Little justice in the handling of crime data

May 18, 2001|By Vincent Schiraldi

ROBERT WILKINS, a Harvard-educated lawyer who happens to be African-American, is pulled over on a Maryland highway on the way back from his grandfather's funeral.

Instead of merely receiving a ticket, he and his aging aunt and uncle are made to wait on the side of the highway until a drug-sniffing dog can inspect their car. Subsequent data would show that blacks and whites speed along Interstate 95 at the same rates and, when searched, are found in possession of drugs at the same rate. Yet blacks are stopped and searched at several times the rate as are whites.

Nine out of 13 people awaiting execution on Maryland's death row are African-American. Of their 17 victims, 14 are white, even though national data show that whites are six times as likely to be killed by other whites as by minorities.

Unfortunately, local examples of blacks as targets for law enforcement and incarceration abound.

A 12-year-old African-American girl is arrested and handcuffed on the subway for eating french fries. A black presidential aide has his car pulled over by police with guns drawn. Police in Baltimore stop the head of Maryland's Legislative Black Caucus, questioning how he could be driving a car with legislative license plates.

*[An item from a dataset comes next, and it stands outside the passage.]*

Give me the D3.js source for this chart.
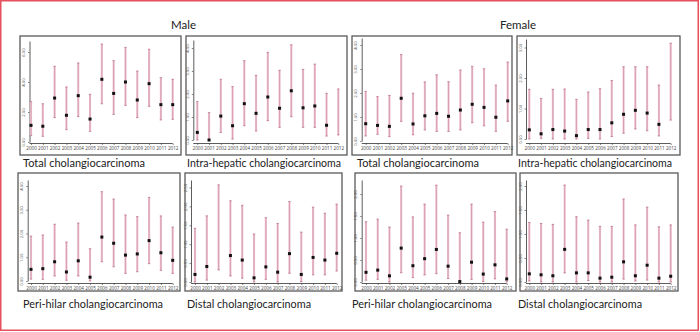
<!DOCTYPE html>
<html><head><meta charset="utf-8">
<script src="https://cdn.jsdelivr.net/npm/d3@7"></script>
<style>html,body{margin:0;padding:0;background:#fff}svg{display:block}</style>
</head><body>
<svg id="chart" width="700" height="332"></svg>
<script>
const years = [2000,2001,2002,2003,2004,2005,2006,2007,2008,2009,2010,2011,2012];
const sexLabels = ["Male","Female"];
const panelTitles = ["Total cholangiocarcinoma","Intra-hepatic cholangiocarcinoma","Total cholangiocarcinoma","Intra-hepatic cholangiocarcinoma",
  "Peri-hilar cholangiocarcinoma","Distal cholangiocarcinoma","Peri-hilar cholangiocarcinoma","Distal cholangiocarcinoma"];

// Male – total
const maleTotalEst = [1.11,1.05,2.93,1.78,3.09,1.53,4.18,3.24,4.00,2.80,3.89,2.49,2.49];
const maleTotalLo  = [0.42,0.38,1.62,0.82,1.69,0.71,2.55,1.84,2.44,1.62,2.38,1.47,1.51];
const maleTotalHi  = [2.69,2.55,5.05,3.67,5.27,3.18,6.53,5.42,6.31,4.73,6.18,4.29,4.18];
// Male – intra-hepatic
const maleIntraEst = [0.33,0.00,1.04,0.62,1.58,1.16,1.87,1.38,2.14,1.40,1.48,0.64,null];
const maleIntraLo  = [0.00,0.00,0.33,0.04,0.62,0.39,0.84,0.55,1.01,0.55,0.55,0.17,0.22];
const maleIntraHi  = [1.67,1.19,2.64,2.32,3.45,2.81,3.81,3.03,4.14,3.07,3.30,2.03,2.22];
// Female – total
const femaleTotalEst = [0.72,0.65,0.61,1.78,0.71,1.05,1.15,1.03,1.29,1.53,1.40,0.99,1.67];
const femaleTotalLo  = [0.21,0.28,0.18,0.82,0.26,0.46,0.40,0.40,0.46,0.76,0.63,0.40,0.82];
const femaleTotalHi  = [2.07,1.85,1.90,3.60,1.99,2.46,2.76,2.47,2.96,3.11,3.01,2.33,3.29];
// Female – intra-hepatic
const femaleIntraEst = [0.30,0.17,0.31,0.26,0.11,0.31,0.31,0.53,0.81,0.94,0.85,0.48,null];
const femaleIntraLo  = [0.00,0.02,0.00,0.00,0.00,0.02,0.00,0.08,0.19,0.33,0.27,0.10,0.62];
const femaleIntraHi  = [1.63,1.33,1.63,1.64,1.30,1.54,1.65,1.92,2.37,2.37,2.37,1.77,3.14];
// Male – peri-hilar
const malePeriEst = [0.49,0.52,0.81,0.38,0.85,0.16,1.85,1.59,1.09,1.14,1.70,1.19,0.87];
const malePeriLo  = [0.08,0.07,0.21,0.03,0.21,0.00,0.81,0.60,0.32,0.39,0.73,0.45,0.32];
const malePeriHi  = [1.89,1.94,2.39,1.64,2.44,1.36,3.76,3.45,2.78,2.71,3.52,2.74,2.27];
// Male – distal
const maleDistEst = [0.20,0.41,null,0.70,0.58,0.11,0.40,0.26,0.75,0.20,0.65,0.58,0.76];
const maleDistLo  = [0.00,0.05,0.32,0.16,0.10,0.00,0.07,0.00,0.23,0.01,0.19,0.19,0.29];
const maleDistHi  = [1.42,1.75,2.57,2.15,2.03,1.27,1.70,1.55,2.13,1.32,1.98,1.82,2.06];
// Female – peri-hilar
const femalePeriEst = [0.22,0.27,0.14,0.77,0.37,0.53,0.74,0.36,0.01,0.45,0.18,0.39,0.07];
const femalePeriLo  = [0.04,0.06,0.00,0.21,0.10,0.16,0.19,0.08,0.00,0.06,0.01,0.07,0.00];
const femalePeriHi  = [1.37,1.43,1.25,2.18,1.48,1.77,2.20,1.52,1.12,1.77,1.36,1.60,1.20];
// Female – distal
const femaleDistEst = [0.17,0.15,0.13,0.68,0.19,0.19,0.08,0.10,0.42,0.13,0.35,0.08,0.12];
const femaleDistLo  = [0.02,0.00,0.00,0.19,0.00,0.03,0.00,0.00,0.06,0.02,0.04,0.00,0.00];
const femaleDistHi  = [1.24,1.22,1.20,2.02,1.36,1.29,1.16,1.16,1.73,1.19,1.56,1.15,1.19];

// y tick labels per panel
const ticksA = ["0.00","2.00","4.00","6.00"];
const ticksB = ["0.00","1.00","2.00","3.00","4.00"];
const ticksC = ["0.00","1.00","2.00","3.00"];
const ticksD = ["0.00","0.50","1.00","1.50","2.00","2.50"];
const ticksE = ["0.00","0.50","1.00","1.50","2.00"];

const series = [
  [maleTotalEst, maleTotalLo, maleTotalHi, ticksA],
  [maleIntraEst, maleIntraLo, maleIntraHi, ticksB],
  [femaleTotalEst, femaleTotalLo, femaleTotalHi, ticksB],
  [femaleIntraEst, femaleIntraLo, femaleIntraHi, ticksC],
  [malePeriEst, malePeriLo, malePeriHi, ticksB],
  [maleDistEst, maleDistLo, maleDistHi, ticksD],
  [femalePeriEst, femalePeriLo, femalePeriHi, ticksE],
  [femaleDistEst, femaleDistLo, femaleDistHi, ticksE]
];

// layout (pixels)
const layout = [
  {box:[20,36,181,155], xr:[31,172.7], ax:29.5, y0:142, k:15,   top:41, xa:143.5, tx:23,  ty:167, tw:122},
  {box:[186,36,347,155],xr:[197.3,338.3],ax:193.3,y0:140,k:23,  top:40, xa:143.5, tx:187, ty:167, tw:154},
  {box:[352,36,512,155],xr:[365.7,507.7],ax:361.7,y0:141,k:24,  top:38, xa:143.5, tx:357, ty:167, tw:122},
  {box:[517,36,680,155],xr:[529.3,670.7],ax:526, y0:139,k:30.5, top:39, xa:143.5, tx:518, ty:167, tw:154},
  {box:[18,173,180,291],xr:[31,172.7], ax:27.7, y0:281,k:23.75, top:180,xa:283.5, tx:23,  ty:307.5, tw:140},
  {box:[185,173,342,291],xr:[195,336.7],ax:191, y0:282,k:37.8,  top:180,xa:283.5, tx:187, ty:307.5, tw:124},
  {box:[355,173,516,291],xr:[366,506.7],ax:361.7,y0:282,k:44,   top:180,xa:283.5, tx:352, ty:307.5, tw:140},
  {box:[520,173,678,291],xr:[529.3,670.7],ax:526,y0:282,k:48,   top:180,xa:283.5, tx:518, ty:307.5, tw:124}
];

const svg = d3.select("#chart");
svg.append("rect").attr("x",0.75).attr("y",0.75).attr("width",697.5).attr("height",329.5)
  .attr("fill","#fff").attr("stroke","#e6505c").attr("stroke-width",1.5);

const font = "Lato, 'Open Sans', sans-serif";
svg.append("text").attr("x",183.5).attr("y",28.5).attr("text-anchor","middle")
  .attr("font-family",font).attr("font-size",11.5).attr("fill","#222").text(sexLabels[0]);
svg.append("text").attr("x",518).attr("y",28.5).attr("text-anchor","middle")
  .attr("font-family",font).attr("font-size",11.5).attr("fill","#222").text(sexLabels[1]);

series.forEach(([est, lo, hi, tks], i) => {
  const L = layout[i];
  const g = svg.append("g");
  const [bx0,by0,bx1,by1] = L.box;
  g.append("rect").attr("x",bx0).attr("y",by0).attr("width",bx1-bx0).attr("height",by1-by0)
    .attr("fill","#fff").attr("stroke","#5a5a5a").attr("stroke-width",1.3);

  const x = d3.scalePoint().domain(years).range(L.xr);
  const tickVals = tks.map(Number);
  const yMaxPx = (L.y0 - L.top) / L.k;
  const y = d3.scaleLinear().domain([0, yMaxPx]).range([L.y0, L.top]);

  const yAxis = d3.axisLeft(y).tickValues(tickVals).tickFormat((d,j)=>tks[j]).tickSize(1.5).tickSizeOuter(0);
  const ya = g.append("g").attr("transform",`translate(${L.ax},0)`).call(yAxis);
  ya.select(".domain").attr("stroke","#333").attr("stroke-width",0.8);
  ya.selectAll(".tick line").attr("stroke","#333").attr("stroke-width",0.6);
  ya.selectAll(".tick text").attr("font-family","'Open Sans', sans-serif").attr("font-size",4.3).attr("fill","#444")
    .attr("x",0).attr("dy",0).attr("text-anchor","middle")
    .attr("transform","translate(-4.5,0) rotate(-90)");

  const xAxis = d3.axisBottom(x).tickSize(1.5).tickSizeOuter(0);
  const xa = g.append("g").attr("transform",`translate(0,${L.xa})`).call(xAxis);
  xa.select(".domain").attr("stroke","#333").attr("stroke-width",0.8)
    .attr("d",`M${L.ax},0H${L.xr[1]}`);
  xa.selectAll(".tick line").attr("stroke","#333").attr("stroke-width",0.6);
  xa.selectAll(".tick text").attr("font-family","'Open Sans', sans-serif").attr("font-size",4.6).attr("fill","#444").attr("y",3.2);

  const data = years.map((yr,j)=>({yr, e:est[j], l:lo[j], h:hi[j]}));
  const eb = g.append("g");
  eb.selectAll("line.bar").data(data).join("line").attr("class","bar")
    .attr("x1",d=>x(d.yr)).attr("x2",d=>x(d.yr)).attr("y1",d=>y(d.l)).attr("y2",d=>y(d.h))
    .attr("stroke","#ecc6d2").attr("stroke-width",2.2);
  eb.selectAll("line.core").data(data).join("line").attr("class","core")
    .attr("x1",d=>x(d.yr)).attr("x2",d=>x(d.yr)).attr("y1",d=>y(d.l)).attr("y2",d=>y(d.h))
    .attr("stroke","#d28ca2").attr("stroke-width",0.7);
  ["l","h"].forEach(k=>{
    eb.selectAll("line.cap"+k).data(data).join("line").attr("class","cap"+k)
      .attr("x1",d=>x(d.yr)-1.2).attr("x2",d=>x(d.yr)+1.2).attr("y1",d=>y(d[k])).attr("y2",d=>y(d[k]))
      .attr("stroke","#b86680").attr("stroke-width",0.7);
  });
  eb.selectAll("rect.pt").data(data.filter(d=>d.e!==null)).join("rect").attr("class","pt")
    .attr("x",d=>x(d.yr)-1.5).attr("y",d=>y(d.e)-1.5).attr("width",3).attr("height",3).attr("fill","#111");

  svg.append("text").attr("x",L.tx).attr("y",L.ty).attr("font-family",font).attr("font-size",11.5)
    .attr("fill","#222").attr("textLength",L.tw).attr("lengthAdjust","spacingAndGlyphs").text(panelTitles[i]);
});
</script>
</body></html>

While black males make up 17 percent of Maryland's youth, they make up 39 percent of referrals to the Department of Juvenile Justice and 74 percent of those the department locks up.

Studies show increasingly that youths of color are more likely than white youths to be imprisoned even when they commit the same crimes or that blacks who kill whites are more likely to get the death penalty than any other racial mix.

As these data and stories mount, my organization and the Berkeley Media Studies group were commissioned by the Building Blocks for Youth Initiative to examine the research on media depictions of crime by people of color.

The findings were disturbing. Overall, coverage of homicides on the major television networks increased by 473 percent from 1990 to 1998, while homicide arrests fell by 33 percent. Seventy-five percent of the studies showed that the news depicts crimes by minorities out of proportion to their actual occurrence. Even worse, six out of seven studies showed that when blacks are the victims of crime, there are either fewer or shorter stories filed than when whites are victims.

This has resulted in a public that is profoundly misinformed about crime. People think crime is up when it's down and twice as many whites believe they are more likely to be victimized by a person of color, although whites are three times as likely to be victimized by another white person as by a minority.

The media have an excellent opportunity to challenge stereotypes and educate Americans about crime. But so far, they've dropped the ball, or worse, they've exacerbated existing biases. If America is to tackle the thorny issues of race and violence, the news media will need to do their part to make the coverage fit the crime.

Vincent Schiraldi is president of the Justice Policy Institute in Baltimore and co-author of "Off Balance: Youth, Race, and Crime in the News," a study published in April.